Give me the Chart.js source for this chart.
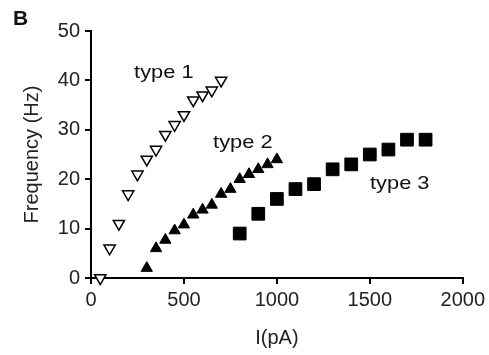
<!DOCTYPE html>
<html>
<head>
<meta charset="utf-8">
<script src="https://cdn.jsdelivr.net/npm/chart.js@4/dist/chart.umd.min.js"></script>
<style>
  html, body { margin: 0; padding: 0; background: #fff; }
  #wrap { position: relative; width: 489px; height: 355px; }
  #panel { position: absolute; left: 13px; top: 6px; font: bold 21px "Liberation Sans", Arial, sans-serif; color: #111; }
</style>
</head>
<body>
<div id="wrap">
  <canvas id="chart" width="489" height="355"></canvas>
  <div id="panel">B</div>
</div>
<script>
// current steps (pA) and firing frequency (Hz)
const type1X = [50, 100, 150, 200, 250, 300, 350, 400, 450, 500, 550, 600, 650, 700];
const type1Y = [0, 6, 11, 17, 21, 24, 26, 29, 31, 33, 36, 37, 38, 40];

const type2X = [300, 350, 400, 450, 500, 550, 600, 650, 700, 750, 800, 850, 900, 950, 1000];
const type2Y = [2, 6, 7.7, 9.6, 10.8, 12.8, 13.8, 14.8, 17, 18, 20, 21, 22, 23, 24];

const type3X = [800, 900, 1000, 1100, 1200, 1300, 1400, 1500, 1600, 1700, 1800];
const type3Y = [9, 13, 16, 18, 19, 22, 23, 25, 26, 28, 28];

const xTicks = [0, 500, 1000, 1500, 2000];
const yTicks = [0, 10, 20, 30, 40, 50];

const typeLabels = ['type 1', 'type 2', 'type 3'];
const labelX = [392, 817, 1661];
const labelY = [41.6, 27.4, 19.1];

const toPts = (xs, ys) => xs.map((x, i) => ({ x: x, y: ys[i] }));

const textFont = '"Liberation Sans", Arial, sans-serif';

// writes the "type n" notes next to each curve (text a bit wider, like the figure)
const notes = {
  id: 'notes',
  afterDatasetsDraw(chart) {
    const ctx = chart.ctx;
    typeLabels.forEach((t, i) => {
      ctx.save();
      ctx.translate(chart.scales.x.getPixelForValue(labelX[i]), chart.scales.y.getPixelForValue(labelY[i]));
      ctx.scale(1.15, 1);
      ctx.font = '19px ' + textFont;
      ctx.fillStyle = '#111';
      ctx.textAlign = 'center';
      ctx.textBaseline = 'middle';
      ctx.fillText(t, 0, 0);
      ctx.restore();
    });
  }
};

new Chart(document.getElementById('chart').getContext('2d'), {
  type: 'scatter',
  data: {
    datasets: [
      {
        label: 'type 1',
        data: toPts(type1X, type1Y),
        pointStyle: 'triangle',
        rotation: 180,
        pointRadius: 6.5,
        borderWidth: 1.5,
        borderColor: '#000',
        backgroundColor: '#fff'
      },
      {
        label: 'type 2',
        data: toPts(type2X, type2Y),
        pointStyle: 'triangle',
        pointRadius: 6.5,
        borderWidth: 1,
        borderColor: '#000',
        backgroundColor: '#000'
      },
      {
        label: 'type 3',
        data: toPts(type3X, type3Y),
        pointStyle: 'rect',
        pointRadius: 9,
        borderWidth: 1,
        borderColor: '#000',
        backgroundColor: '#000'
      }
    ]
  },
  options: {
    responsive: false,
    animation: false,
    clip: false,
    layout: { padding: { left: 0, right: 26, top: 31, bottom: 0 } },
    plugins: {
      legend: { display: false },
      tooltip: { enabled: false }
    },
    scales: {
      x: {
        type: 'linear',
        min: 0,
        max: 2000,
        afterBuildTicks: s => { s.ticks = xTicks.map(v => ({ value: v })); },
        afterFit: s => { s.height = 77; },
        grid: { display: true, drawOnChartArea: false, drawTicks: true, tickLength: 6, color: '#000', lineWidth: 2 },
        border: { display: true, color: '#000', width: 2 },
        ticks: { color: '#222', font: { size: 20, family: textFont }, padding: 4, maxRotation: 0, callback: v => String(v) },
        title: { display: true, text: 'I(pA)', color: '#222', font: { size: 20, family: textFont }, padding: { top: 0, bottom: 5 } }
      },
      y: {
        type: 'linear',
        min: 0,
        max: 50,
        afterBuildTicks: s => { s.ticks = yTicks.map(v => ({ value: v })); },
        afterFit: s => { s.width = 91; },
        grid: { display: true, drawOnChartArea: false, drawTicks: true, tickLength: 6, color: '#000', lineWidth: 2 },
        border: { display: true, color: '#000', width: 2 },
        ticks: { color: '#222', font: { size: 20, family: textFont }, padding: 5, callback: v => String(v) },
        title: { display: true, text: 'Frequency (Hz)', color: '#222', font: { size: 20, family: textFont }, padding: { top: 20, bottom: 0 } }
      }
    }
  },
  plugins: [notes]
});
</script>
</body>
</html>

◆ Instruction: Transcribe exactly, with no pictures, the lines running from the first line of the material through the line holding "37, 38, 40];".

◆ Output for this exercise:
Give me the Chart.js source for this chart.
<!DOCTYPE html>
<html>
<head>
<meta charset="utf-8">
<script src="https://cdn.jsdelivr.net/npm/chart.js@4/dist/chart.umd.min.js"></script>
<style>
  html, body { margin: 0; padding: 0; background: #fff; }
  #wrap { position: relative; width: 489px; height: 355px; }
  #panel { position: absolute; left: 13px; top: 6px; font: bold 21px "Liberation Sans", Arial, sans-serif; color: #111; }
</style>
</head>
<body>
<div id="wrap">
  <canvas id="chart" width="489" height="355"></canvas>
  <div id="panel">B</div>
</div>
<script>
// current steps (pA) and firing frequency (Hz)
const type1X = [50, 100, 150, 200, 250, 300, 350, 400, 450, 500, 550, 600, 650, 700];
const type1Y = [0, 6, 11, 17, 21, 24, 26, 29, 31, 33, 36, 37, 38, 40];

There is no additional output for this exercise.